Where I return to you one memory at a time.
Photo by Patrick Pahlke on Unsplash
My father was a simple man who lived his life brimming with NOW, everyday. Breakfast was his favorite meal of the day. He loved yogurt sprinkled with salt, cumin and Kashmiri red chili powder with almost every meal. Lunch and dinner would be incomplete for him without it.
At night when my sister and I would sneak into the kitchen to make Maggi, his head would suddenly appear from the first door. With an ear to ear smile and a sparkle in his eyes he would ask, “Arre, what are you making, one for me too!”. In those moments, food was not just food, it was comfort, togetherness, laughter and just knowing he wanted to be part of our little world and not just mold us into his.
He loved reading as much as he loved eating. Our shelves were filled with treasures: the complete Tintin collection, Rajan Iqbal, Mandrake the magician, Hardy Boys, Indian fiction, also the whole set of books related to management . He devoured comics and stories, the way he devoured his food, with absolute delight. Whenever he traveled, he brought back a mountain of books for me as gifts, as though he wanted me to inherit his appetite for books, as much as his appetite for food.
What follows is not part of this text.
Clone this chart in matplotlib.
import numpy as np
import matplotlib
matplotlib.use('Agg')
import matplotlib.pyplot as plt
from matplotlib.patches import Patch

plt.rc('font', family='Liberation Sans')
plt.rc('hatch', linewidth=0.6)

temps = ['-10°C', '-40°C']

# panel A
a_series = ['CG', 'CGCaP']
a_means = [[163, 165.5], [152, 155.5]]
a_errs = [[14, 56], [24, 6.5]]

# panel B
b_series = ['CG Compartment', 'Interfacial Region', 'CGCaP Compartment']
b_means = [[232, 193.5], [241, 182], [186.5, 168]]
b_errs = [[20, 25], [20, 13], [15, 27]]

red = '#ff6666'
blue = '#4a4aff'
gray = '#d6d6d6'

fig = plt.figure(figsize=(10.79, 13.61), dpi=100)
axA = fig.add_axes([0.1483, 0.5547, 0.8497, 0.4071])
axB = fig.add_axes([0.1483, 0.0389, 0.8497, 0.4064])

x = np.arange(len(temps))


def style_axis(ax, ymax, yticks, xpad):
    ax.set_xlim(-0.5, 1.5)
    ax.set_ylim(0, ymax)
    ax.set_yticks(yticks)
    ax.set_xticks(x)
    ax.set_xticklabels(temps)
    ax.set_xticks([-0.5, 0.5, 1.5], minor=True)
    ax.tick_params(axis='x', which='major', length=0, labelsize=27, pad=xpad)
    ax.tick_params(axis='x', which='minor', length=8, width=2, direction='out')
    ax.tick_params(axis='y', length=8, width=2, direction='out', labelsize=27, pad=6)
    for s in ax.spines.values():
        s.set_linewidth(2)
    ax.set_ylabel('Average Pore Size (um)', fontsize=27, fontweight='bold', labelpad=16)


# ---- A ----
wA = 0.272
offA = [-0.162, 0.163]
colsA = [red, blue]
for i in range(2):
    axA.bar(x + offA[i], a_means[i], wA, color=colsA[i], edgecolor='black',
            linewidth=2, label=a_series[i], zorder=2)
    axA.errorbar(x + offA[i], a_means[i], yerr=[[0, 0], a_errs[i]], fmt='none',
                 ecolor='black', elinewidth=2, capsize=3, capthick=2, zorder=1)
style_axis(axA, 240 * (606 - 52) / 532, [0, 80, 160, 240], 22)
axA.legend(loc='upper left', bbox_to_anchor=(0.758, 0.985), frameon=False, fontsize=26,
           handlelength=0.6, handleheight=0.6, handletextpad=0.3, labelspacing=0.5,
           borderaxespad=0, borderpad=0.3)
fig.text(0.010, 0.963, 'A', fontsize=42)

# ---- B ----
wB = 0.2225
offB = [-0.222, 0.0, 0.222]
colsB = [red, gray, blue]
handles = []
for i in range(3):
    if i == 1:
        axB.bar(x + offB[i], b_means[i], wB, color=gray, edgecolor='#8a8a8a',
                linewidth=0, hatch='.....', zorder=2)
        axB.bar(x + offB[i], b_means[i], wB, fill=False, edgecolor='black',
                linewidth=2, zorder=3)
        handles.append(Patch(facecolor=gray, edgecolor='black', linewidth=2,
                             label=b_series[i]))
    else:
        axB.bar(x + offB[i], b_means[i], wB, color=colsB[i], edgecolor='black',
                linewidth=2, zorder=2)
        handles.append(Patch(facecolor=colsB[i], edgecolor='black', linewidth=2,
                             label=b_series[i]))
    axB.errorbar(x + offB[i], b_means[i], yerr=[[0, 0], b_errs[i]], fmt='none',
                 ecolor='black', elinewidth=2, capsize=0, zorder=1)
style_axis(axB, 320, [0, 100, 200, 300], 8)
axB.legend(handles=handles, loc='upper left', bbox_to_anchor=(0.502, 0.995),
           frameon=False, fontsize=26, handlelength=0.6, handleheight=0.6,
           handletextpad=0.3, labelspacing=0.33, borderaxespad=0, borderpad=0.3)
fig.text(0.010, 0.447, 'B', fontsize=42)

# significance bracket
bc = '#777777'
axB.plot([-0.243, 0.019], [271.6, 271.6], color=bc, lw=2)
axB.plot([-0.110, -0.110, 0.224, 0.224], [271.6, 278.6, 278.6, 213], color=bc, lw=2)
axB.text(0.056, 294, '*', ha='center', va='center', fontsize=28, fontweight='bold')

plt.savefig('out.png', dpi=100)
My love for books and food, stems from him. He sowed the seeds for those dreams in me, just by living his joy.

Photo by omid roshan on Unsplash
At the center of our house, is a six-seat dining table. Papa always sat in the corner seat, a place that was like his throne and lookout all at once. From there, he presided over meals, conversations, laughter and also arguments.
When a meal truly delighted him, Papa had a ritual. He would lean closer towards the table, lower his head and peer over his round glasses towards mom and say with a satisfied smile,”Tripti!” or “Maza aa gaya.” Those three words carried the weight of his joy.
And he had a way of doing the same for me. When the world felt heavy, when my worries ran ahead of me, he would pull me back with the reassurance, “Tu chinta mat kar, abhi tera Baap zinda hai”. Don’t worry, your father is still here.
Somehow that one line made the ground beneath my feet, steady again.

Dad and mum
He believed in me. He always encouraged me to study. He showed me the importance of work and the importance to carve my place in this world. Never did he ever tell me that I belonged in the kitchen. Never asked me to make a single cup of Chai. Maybe that’s why, now, when I find myself cooking for my daughter, I wonder what he would think. Would he see the love and care in it?
Would he see the way I’m trying to nurture her, and still be proud of me, even though he always imagined a bigger world for me?
A part of me hopes he would smile and say, “Maza aa gaya.”
I remember his cologne, his love for scents. I remember the gentle scent that meant papa was near. I remember his warmth, his teddy bear like persona. I remember his voice in the kitchen, his presence at the tables, his books on the shelf.

Photo by Pierre Bamin on Unsplash
The kitchen is mine now, but in it’s corners and aromas, in my books and in the laughter of my little daughter, my father still lives.
And so, Papa,
In memory and in love,
I write to you.
If you have lost someone dear, what memories and rituals keep them alive in your heart?